(Code that draws figures)

┌────────

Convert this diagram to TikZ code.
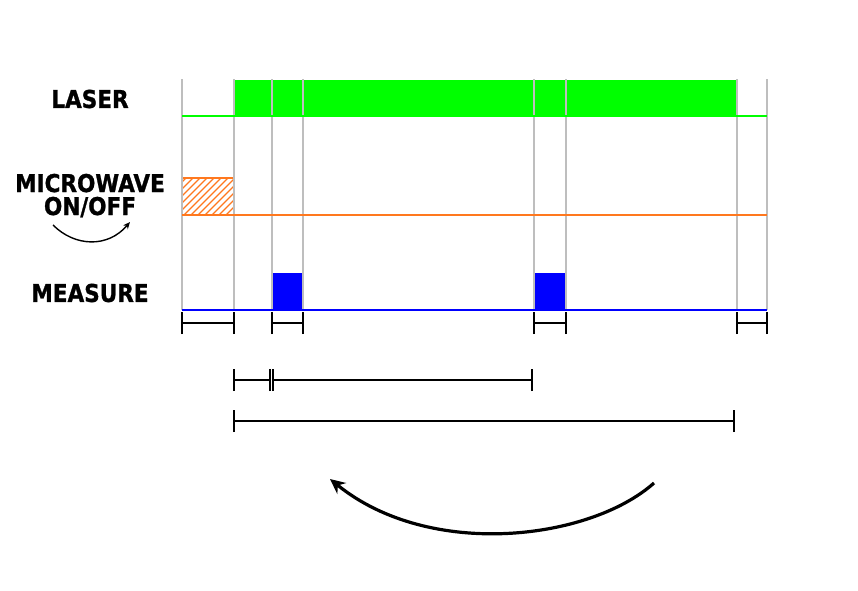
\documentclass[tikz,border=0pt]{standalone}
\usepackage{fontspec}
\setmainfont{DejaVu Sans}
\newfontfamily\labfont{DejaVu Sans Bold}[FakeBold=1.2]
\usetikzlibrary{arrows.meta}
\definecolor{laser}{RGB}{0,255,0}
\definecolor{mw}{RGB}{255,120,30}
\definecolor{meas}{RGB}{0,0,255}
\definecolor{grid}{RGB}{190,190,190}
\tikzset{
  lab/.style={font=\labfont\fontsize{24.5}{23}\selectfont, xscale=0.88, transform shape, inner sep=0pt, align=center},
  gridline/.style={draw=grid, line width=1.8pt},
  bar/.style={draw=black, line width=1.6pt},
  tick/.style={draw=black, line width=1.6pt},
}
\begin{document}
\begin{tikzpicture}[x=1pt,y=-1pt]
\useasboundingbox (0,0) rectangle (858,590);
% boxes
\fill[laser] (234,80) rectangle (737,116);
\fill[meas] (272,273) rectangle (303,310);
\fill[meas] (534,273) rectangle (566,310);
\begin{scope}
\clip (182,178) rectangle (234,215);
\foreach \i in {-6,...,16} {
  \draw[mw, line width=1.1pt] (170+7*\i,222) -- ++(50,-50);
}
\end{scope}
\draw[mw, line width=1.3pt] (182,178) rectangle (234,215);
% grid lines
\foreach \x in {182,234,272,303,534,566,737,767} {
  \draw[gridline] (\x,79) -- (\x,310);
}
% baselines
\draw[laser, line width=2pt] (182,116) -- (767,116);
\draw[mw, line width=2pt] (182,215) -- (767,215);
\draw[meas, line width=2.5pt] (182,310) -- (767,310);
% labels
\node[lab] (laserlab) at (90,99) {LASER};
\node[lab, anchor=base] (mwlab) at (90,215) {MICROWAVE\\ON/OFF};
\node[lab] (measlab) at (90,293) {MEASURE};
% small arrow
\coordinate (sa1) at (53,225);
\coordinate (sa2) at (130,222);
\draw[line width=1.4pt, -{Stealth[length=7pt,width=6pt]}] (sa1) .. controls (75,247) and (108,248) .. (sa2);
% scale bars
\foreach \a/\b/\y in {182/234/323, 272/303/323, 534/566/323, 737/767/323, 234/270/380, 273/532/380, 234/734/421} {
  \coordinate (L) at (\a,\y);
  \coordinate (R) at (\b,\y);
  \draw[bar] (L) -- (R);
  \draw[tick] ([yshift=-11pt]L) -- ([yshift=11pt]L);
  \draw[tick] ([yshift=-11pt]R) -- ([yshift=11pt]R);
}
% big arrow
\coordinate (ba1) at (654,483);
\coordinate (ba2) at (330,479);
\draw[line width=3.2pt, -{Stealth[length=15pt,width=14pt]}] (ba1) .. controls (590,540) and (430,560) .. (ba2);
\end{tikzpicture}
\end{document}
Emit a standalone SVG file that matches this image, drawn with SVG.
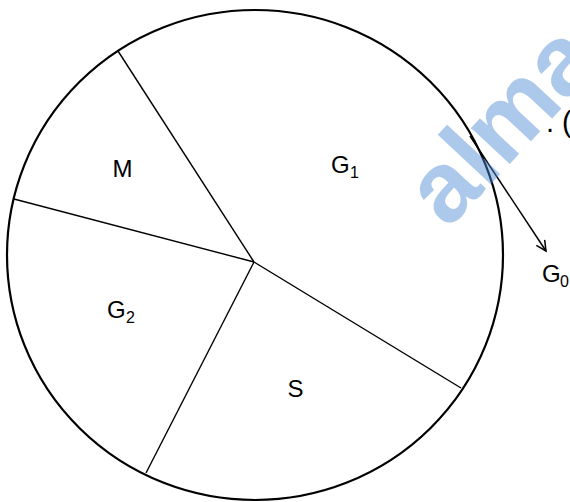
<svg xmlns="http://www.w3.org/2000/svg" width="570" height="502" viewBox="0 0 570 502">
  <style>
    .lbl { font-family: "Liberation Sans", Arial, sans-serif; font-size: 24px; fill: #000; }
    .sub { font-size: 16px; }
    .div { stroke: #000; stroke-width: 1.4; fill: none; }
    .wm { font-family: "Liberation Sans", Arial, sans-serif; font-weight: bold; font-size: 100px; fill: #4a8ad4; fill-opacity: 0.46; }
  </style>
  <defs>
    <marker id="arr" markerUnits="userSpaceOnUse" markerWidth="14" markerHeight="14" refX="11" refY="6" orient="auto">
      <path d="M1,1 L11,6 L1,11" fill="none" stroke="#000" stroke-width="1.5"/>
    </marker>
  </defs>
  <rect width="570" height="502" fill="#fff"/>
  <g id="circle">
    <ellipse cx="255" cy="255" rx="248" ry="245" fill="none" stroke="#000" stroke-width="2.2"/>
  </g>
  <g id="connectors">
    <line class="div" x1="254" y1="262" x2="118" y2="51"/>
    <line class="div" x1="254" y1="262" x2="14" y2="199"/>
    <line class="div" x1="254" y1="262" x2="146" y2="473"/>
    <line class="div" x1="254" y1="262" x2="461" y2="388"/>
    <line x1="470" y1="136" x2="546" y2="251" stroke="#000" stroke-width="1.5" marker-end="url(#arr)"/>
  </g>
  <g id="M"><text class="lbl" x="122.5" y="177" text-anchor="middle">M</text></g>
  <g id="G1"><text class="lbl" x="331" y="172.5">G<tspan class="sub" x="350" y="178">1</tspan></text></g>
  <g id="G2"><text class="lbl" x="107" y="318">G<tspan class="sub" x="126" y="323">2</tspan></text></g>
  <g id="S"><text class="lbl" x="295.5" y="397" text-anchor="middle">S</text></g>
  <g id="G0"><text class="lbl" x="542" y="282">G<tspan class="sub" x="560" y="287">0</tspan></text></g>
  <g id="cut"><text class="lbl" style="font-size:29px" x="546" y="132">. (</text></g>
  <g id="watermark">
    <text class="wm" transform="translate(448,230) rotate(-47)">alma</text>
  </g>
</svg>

└────────

*The exercise*. Search the data for the string "standalone". List each line that has it.

*Solution*.
\documentclass[tikz,border=0pt]{standalone}
Emit a standalone SVG file that matches this image, drawn with SVG.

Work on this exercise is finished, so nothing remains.